Extract the lines up to and including the one that contains "const TX = 1.13; // horizontal text stretch", starting with the first line of the entries below, and omit the pictures.

++++ Data extract ++++

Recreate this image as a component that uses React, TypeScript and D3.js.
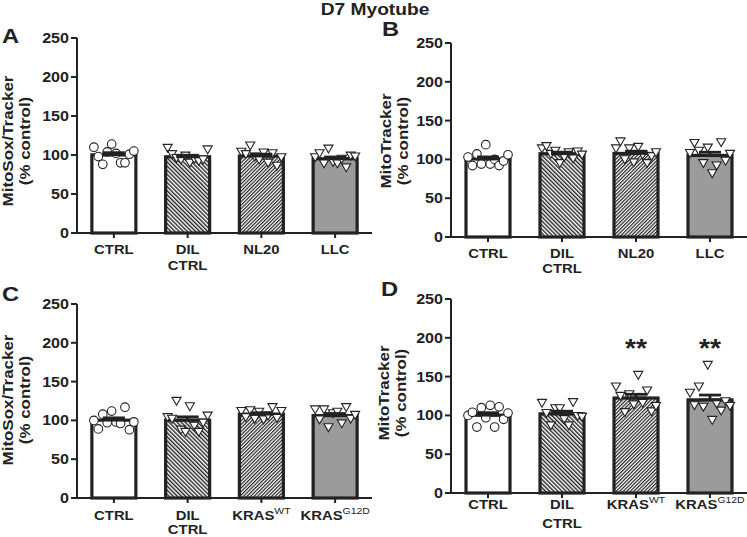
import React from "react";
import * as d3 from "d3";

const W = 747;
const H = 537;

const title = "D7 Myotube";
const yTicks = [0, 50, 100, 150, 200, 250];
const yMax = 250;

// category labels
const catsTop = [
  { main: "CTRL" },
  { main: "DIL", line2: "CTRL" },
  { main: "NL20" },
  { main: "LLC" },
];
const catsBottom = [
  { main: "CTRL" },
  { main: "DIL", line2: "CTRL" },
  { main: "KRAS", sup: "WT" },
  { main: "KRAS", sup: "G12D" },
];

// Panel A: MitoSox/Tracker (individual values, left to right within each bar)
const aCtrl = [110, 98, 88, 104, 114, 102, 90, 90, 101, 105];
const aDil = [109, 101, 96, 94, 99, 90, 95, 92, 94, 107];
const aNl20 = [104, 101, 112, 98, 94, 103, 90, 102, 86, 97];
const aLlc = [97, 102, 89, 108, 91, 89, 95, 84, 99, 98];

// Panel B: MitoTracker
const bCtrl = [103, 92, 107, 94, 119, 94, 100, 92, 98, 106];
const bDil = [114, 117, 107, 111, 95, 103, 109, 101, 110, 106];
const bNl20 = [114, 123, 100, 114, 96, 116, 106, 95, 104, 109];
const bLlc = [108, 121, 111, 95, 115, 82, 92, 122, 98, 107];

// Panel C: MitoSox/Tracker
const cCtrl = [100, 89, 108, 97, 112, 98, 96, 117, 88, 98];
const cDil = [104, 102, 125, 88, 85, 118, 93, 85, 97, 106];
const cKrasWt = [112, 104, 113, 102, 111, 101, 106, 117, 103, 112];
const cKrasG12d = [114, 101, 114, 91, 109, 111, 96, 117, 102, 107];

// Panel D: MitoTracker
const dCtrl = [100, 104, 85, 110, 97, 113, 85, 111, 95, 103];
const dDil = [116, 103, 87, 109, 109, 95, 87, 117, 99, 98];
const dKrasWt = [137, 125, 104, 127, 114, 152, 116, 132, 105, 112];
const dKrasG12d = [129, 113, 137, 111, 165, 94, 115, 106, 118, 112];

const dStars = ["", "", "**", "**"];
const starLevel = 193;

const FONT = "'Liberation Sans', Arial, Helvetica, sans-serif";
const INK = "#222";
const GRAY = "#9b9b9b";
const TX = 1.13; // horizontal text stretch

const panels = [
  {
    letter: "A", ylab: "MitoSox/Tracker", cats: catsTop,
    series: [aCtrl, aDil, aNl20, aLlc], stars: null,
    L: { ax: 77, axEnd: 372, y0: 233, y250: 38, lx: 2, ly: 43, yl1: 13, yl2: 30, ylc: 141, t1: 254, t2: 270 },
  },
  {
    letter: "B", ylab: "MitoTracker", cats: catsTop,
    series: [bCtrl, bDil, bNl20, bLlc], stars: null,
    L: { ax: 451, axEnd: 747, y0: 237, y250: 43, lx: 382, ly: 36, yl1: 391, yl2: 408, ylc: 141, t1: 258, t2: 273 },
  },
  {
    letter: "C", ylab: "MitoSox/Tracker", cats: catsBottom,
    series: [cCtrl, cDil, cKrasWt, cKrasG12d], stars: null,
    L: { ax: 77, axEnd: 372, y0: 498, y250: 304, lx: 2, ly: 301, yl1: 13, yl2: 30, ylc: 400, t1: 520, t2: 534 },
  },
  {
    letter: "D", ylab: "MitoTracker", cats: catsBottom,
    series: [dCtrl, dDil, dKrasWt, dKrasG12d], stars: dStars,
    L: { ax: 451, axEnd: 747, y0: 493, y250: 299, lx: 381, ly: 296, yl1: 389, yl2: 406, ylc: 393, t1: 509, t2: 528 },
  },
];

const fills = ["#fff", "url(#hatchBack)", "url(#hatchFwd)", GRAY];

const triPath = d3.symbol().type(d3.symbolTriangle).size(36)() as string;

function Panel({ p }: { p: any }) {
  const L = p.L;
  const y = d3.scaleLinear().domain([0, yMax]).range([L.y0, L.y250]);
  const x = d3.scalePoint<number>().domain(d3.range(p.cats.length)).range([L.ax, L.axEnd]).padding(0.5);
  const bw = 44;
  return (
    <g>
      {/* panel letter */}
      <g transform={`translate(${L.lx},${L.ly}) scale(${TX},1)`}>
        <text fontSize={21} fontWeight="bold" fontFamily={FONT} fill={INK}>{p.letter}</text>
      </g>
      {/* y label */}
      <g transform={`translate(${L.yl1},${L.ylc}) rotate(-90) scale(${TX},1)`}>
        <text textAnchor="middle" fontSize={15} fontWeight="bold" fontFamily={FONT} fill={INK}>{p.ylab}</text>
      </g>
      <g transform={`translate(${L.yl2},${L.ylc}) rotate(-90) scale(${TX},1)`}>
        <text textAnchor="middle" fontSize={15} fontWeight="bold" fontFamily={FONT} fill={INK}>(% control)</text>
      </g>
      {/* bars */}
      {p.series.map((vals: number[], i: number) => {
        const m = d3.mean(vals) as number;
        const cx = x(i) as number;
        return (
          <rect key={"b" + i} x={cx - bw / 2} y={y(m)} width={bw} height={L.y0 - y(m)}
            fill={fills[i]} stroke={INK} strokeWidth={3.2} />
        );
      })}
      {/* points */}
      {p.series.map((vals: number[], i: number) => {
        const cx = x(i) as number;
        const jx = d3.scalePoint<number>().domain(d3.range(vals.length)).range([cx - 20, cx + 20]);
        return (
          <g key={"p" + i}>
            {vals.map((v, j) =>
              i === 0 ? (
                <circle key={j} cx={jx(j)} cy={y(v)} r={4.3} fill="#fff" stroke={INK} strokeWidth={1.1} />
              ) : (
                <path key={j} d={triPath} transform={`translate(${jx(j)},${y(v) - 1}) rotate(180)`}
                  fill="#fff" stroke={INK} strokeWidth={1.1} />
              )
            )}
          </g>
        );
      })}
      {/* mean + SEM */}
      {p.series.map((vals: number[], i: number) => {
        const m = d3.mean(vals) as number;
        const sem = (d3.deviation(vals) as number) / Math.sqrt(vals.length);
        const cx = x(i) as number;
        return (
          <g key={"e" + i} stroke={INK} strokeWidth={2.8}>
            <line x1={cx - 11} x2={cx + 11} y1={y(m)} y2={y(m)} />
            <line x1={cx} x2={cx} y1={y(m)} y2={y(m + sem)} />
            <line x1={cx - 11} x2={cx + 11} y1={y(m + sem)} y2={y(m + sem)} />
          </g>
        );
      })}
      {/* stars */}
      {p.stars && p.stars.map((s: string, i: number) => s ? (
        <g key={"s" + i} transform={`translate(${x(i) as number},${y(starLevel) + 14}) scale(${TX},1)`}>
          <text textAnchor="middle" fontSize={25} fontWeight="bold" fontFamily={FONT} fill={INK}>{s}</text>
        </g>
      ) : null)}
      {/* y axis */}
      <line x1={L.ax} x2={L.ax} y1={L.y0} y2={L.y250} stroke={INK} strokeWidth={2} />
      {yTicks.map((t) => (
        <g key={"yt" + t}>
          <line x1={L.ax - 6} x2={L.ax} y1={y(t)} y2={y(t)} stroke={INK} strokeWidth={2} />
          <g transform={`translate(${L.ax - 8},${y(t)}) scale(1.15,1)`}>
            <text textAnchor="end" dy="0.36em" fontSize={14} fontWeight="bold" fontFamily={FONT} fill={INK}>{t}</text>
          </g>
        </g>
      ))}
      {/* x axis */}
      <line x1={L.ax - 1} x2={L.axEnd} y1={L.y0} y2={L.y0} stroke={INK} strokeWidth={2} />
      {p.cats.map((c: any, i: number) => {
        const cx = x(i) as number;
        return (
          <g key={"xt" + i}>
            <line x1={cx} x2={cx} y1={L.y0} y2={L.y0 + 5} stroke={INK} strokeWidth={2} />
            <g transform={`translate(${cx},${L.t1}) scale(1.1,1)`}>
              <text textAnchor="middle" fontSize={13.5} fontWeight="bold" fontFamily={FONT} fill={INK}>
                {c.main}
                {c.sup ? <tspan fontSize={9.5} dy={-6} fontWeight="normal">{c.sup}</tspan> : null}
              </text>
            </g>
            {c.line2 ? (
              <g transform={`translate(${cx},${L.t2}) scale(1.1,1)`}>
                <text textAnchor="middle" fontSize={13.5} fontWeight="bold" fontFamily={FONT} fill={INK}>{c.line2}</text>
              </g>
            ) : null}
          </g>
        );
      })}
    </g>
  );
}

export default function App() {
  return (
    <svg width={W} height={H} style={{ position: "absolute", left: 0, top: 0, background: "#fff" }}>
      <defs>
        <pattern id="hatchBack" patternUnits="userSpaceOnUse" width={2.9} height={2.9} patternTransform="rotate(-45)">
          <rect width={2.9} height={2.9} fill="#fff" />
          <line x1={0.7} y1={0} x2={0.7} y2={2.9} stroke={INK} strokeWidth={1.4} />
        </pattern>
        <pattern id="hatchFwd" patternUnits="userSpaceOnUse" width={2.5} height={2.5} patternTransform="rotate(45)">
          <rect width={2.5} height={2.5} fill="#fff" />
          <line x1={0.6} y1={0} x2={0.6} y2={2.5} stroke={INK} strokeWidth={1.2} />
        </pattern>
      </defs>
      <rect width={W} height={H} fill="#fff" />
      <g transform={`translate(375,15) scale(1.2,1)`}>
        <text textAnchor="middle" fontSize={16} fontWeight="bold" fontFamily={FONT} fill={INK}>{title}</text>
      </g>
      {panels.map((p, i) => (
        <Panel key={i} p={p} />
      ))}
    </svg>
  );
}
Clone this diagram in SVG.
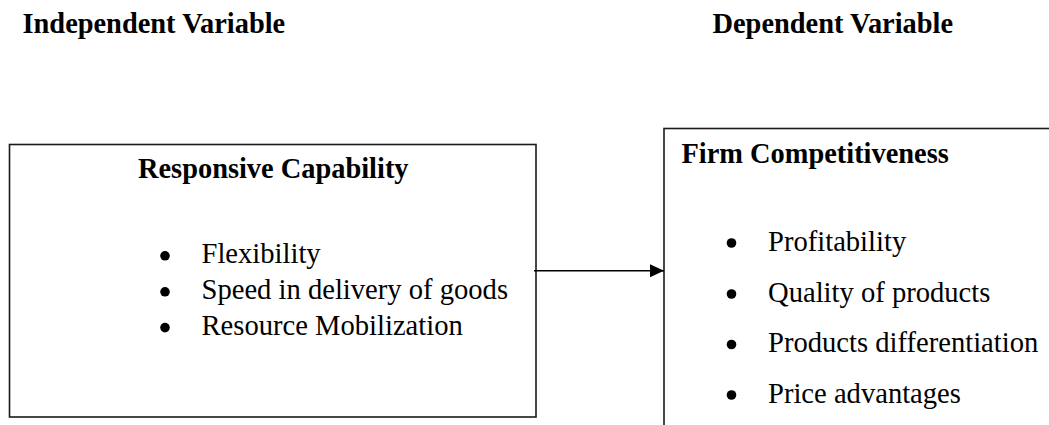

++++

- [Worked solution]:
Recreate this image as a component that uses React, TypeScript and D3.js.
import React from "react";
import * as d3 from "d3";

const W = 747;
const H = 537;

const title = "D7 Myotube";
const yTicks = [0, 50, 100, 150, 200, 250];
const yMax = 250;

// category labels
const catsTop = [
  { main: "CTRL" },
  { main: "DIL", line2: "CTRL" },
  { main: "NL20" },
  { main: "LLC" },
];
const catsBottom = [
  { main: "CTRL" },
  { main: "DIL", line2: "CTRL" },
  { main: "KRAS", sup: "WT" },
  { main: "KRAS", sup: "G12D" },
];

// Panel A: MitoSox/Tracker (individual values, left to right within each bar)
const aCtrl = [110, 98, 88, 104, 114, 102, 90, 90, 101, 105];
const aDil = [109, 101, 96, 94, 99, 90, 95, 92, 94, 107];
const aNl20 = [104, 101, 112, 98, 94, 103, 90, 102, 86, 97];
const aLlc = [97, 102, 89, 108, 91, 89, 95, 84, 99, 98];

// Panel B: MitoTracker
const bCtrl = [103, 92, 107, 94, 119, 94, 100, 92, 98, 106];
const bDil = [114, 117, 107, 111, 95, 103, 109, 101, 110, 106];
const bNl20 = [114, 123, 100, 114, 96, 116, 106, 95, 104, 109];
const bLlc = [108, 121, 111, 95, 115, 82, 92, 122, 98, 107];

// Panel C: MitoSox/Tracker
const cCtrl = [100, 89, 108, 97, 112, 98, 96, 117, 88, 98];
const cDil = [104, 102, 125, 88, 85, 118, 93, 85, 97, 106];
const cKrasWt = [112, 104, 113, 102, 111, 101, 106, 117, 103, 112];
const cKrasG12d = [114, 101, 114, 91, 109, 111, 96, 117, 102, 107];

// Panel D: MitoTracker
const dCtrl = [100, 104, 85, 110, 97, 113, 85, 111, 95, 103];
const dDil = [116, 103, 87, 109, 109, 95, 87, 117, 99, 98];
const dKrasWt = [137, 125, 104, 127, 114, 152, 116, 132, 105, 112];
const dKrasG12d = [129, 113, 137, 111, 165, 94, 115, 106, 118, 112];

const dStars = ["", "", "**", "**"];
const starLevel = 193;

const FONT = "'Liberation Sans', Arial, Helvetica, sans-serif";
const INK = "#222";
const GRAY = "#9b9b9b";
const TX = 1.13; // horizontal text stretch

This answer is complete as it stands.